On 07.02.2013, at 16:48, Krzysztof Czainski wrote:

> 2013/2/7 Neil Groves <neil_at_[hidden]>
>
>> On Thu, Feb 7, 2013 at 10:46 AM, Adam Romanek <romanek.adam_at_[hidden]
>>> wrote:
>>
>>> Check the documentation of "remove_erase" algorithm. It says:
>>>
>>> "(...) This is in contrast to the *remove* algorithm which merely
>>> rearranges elements. (...)"
>>>
>>> On the other hand, the documentation of "remove_erase_if" algorithm says:
>>>
>>> "(...) This is in contrast to the *erase* algorithm which merely
>>> rearranges elements. (...)"
>>>
>>> Can you see the difference?
>>>
>> I can see the defect now that the relevant section has been highlighted. I
>> understand that you meant that the documentation for remove_erase is
>> incorrect rather than remove_erase_if.
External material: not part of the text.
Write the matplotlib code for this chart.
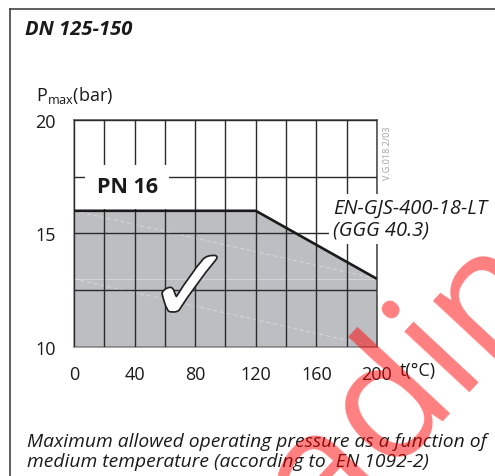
import matplotlib
matplotlib.use("Agg")
import matplotlib.pyplot as plt
import matplotlib.patheffects as pe
from matplotlib.lines import Line2D
from matplotlib.ticker import MultipleLocator

plt.rcParams['font.family'] = ['Open Sans', 'DejaVu Sans']
plt.rcParams['mathtext.fontset'] = 'custom'
plt.rcParams['mathtext.rm'] = 'Open Sans'

# pressure / temperature curve (EN-GJS-400-18-LT, PN 16)
temps = [0, 120, 200]
pmax = [16, 16, 13]
x_ticks = [0, 40, 80, 120, 160, 200]
y_ticks = [10, 15, 20]

W, H = 495, 477
fig = plt.figure(figsize=(W / 100, H / 100), dpi=100)
ax = fig.add_axes([74 / W, 1 - 348 / H, (377 - 74) / W, (348 - 121) / H])

ax.fill_between(temps, pmax, 10, color='#bdbec2', lw=0, zorder=1)
# faint ghost lines left in the grey area of the original drawing
ax.plot([temps[0], temps[-1]], [pmax[0], pmax[-1]], color='white', lw=0.7, ls=(0, (4, 3)),
        alpha=0.4, zorder=1.5)
ax.plot([temps[0], temps[-1]], [pmax[-1], 10], color='white', lw=0.7, ls=(0, (4, 3)),
        alpha=0.4, zorder=1.5)
ax.axhline(pmax[-1], color='white', lw=0.7, alpha=0.35, zorder=1.5)
ax.plot(temps, pmax, color='#1a1a1a', lw=1.9, zorder=3, solid_capstyle='butt')

ax.set_xlim(0, 200)
ax.set_ylim(10, 20)
ax.set_xticks(x_ticks)
ax.set_yticks(y_ticks)
ax.xaxis.set_minor_locator(MultipleLocator(20))
ax.yaxis.set_minor_locator(MultipleLocator(2.5))
ax.set_axisbelow(False)
ax.grid(which='both', color='#2b2b2b', lw=1.0)
ax.tick_params(which='both', length=0, labelsize=13, colors='#1a1a1a')
ax.tick_params(axis='x', pad=13)
ax.tick_params(axis='y', pad=13)
for s in ax.spines.values():
    s.set_color('#555555')
    s.set_linewidth(1.2)
ax.spines['bottom'].set_color('#9a9a9a')
ax.spines['left'].set_color('#8a8a8a')

ax.text(35, 17.05, 'PN 16', fontsize=15.5, fontweight='bold', ha='center', va='center',
        color='#1a1a1a', zorder=5,
        bbox=dict(boxstyle='square,pad=0.55', fc='white', ec='none'))
ax.text(171, 15.65, 'EN-GJS-400-18-LT\n(GGG 40.3)', fontsize=14.5, style='italic',
        ha='left', va='center', color='#1a1a1a', zorder=5, clip_on=False, linespacing=1.15,
        bbox=dict(boxstyle='square,pad=0.2', fc='white', ec='none'))

# check mark
ax.text(77, 12.4, '\u2713', family='DejaVu Sans', fontsize=74, color='white',
        ha='center', va='center', zorder=4,
        path_effects=[pe.withStroke(linewidth=2.5, foreground='#222222')])

fig.text(388 / W, 1 - 153 / H, 'V.G.018.2/03', rotation=90, fontsize=6.5, color='#a0a0a0',
         ha='center', va='center')
fig.text(25 / W, 1 - 30 / H, 'DN 125-150', fontsize=14.5, fontweight='bold', style='italic',
         ha='left', va='center', color='#1a1a1a')
fig.text(36 / W, 1 - 96 / H, r'P$_{\mathrm{max}}$(bar)', fontsize=13, ha='left', va='center',
         color='#1a1a1a')
fig.text(400 / W, 1 - 371 / H, 't(\u00b0C)', fontsize=13, ha='left', va='center', color='#1a1a1a')
fig.text(27 / W, 1 - 452 / H,
         'Maximum allowed operating pressure as a function of\n'
         'medium temperature (according to  EN 1092-2)',
         fontsize=13.9, style='italic', ha='left', va='center', color='#1a1a1a', linespacing=1.1)

# outer frame
fig.add_artist(Line2D([10 / W, 10 / W], [0, 1 - 10 / H], color='#444444', lw=1.2))
fig.add_artist(Line2D([10 / W, 1], [1 - 10 / H, 1 - 10 / H], color='#444444', lw=1.2))

# watermark
fig.text(398 / W, 1 - 402 / H, 'trading', fontsize=120, color='red', alpha=0.5,
         rotation=47, ha='center', va='center', zorder=10)

fig.savefig('out.png', dpi=100)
I shall correct this for the next
>> release.
>>
>
> Hi,
>
> I think you got it the other way around: remove "merely rearranges
> elements", while erase -- deletes a specified range of iterators to
> nonexistence.
>
> So from the above quotes of the docs: remove_erase_if docs seem to be wrong.

Yes. std::remove and std::remove_if are the algorithms. erase is the member function that does the real deletion.

When you fix remove_erase_if, make sure you reference remove_if, not remove.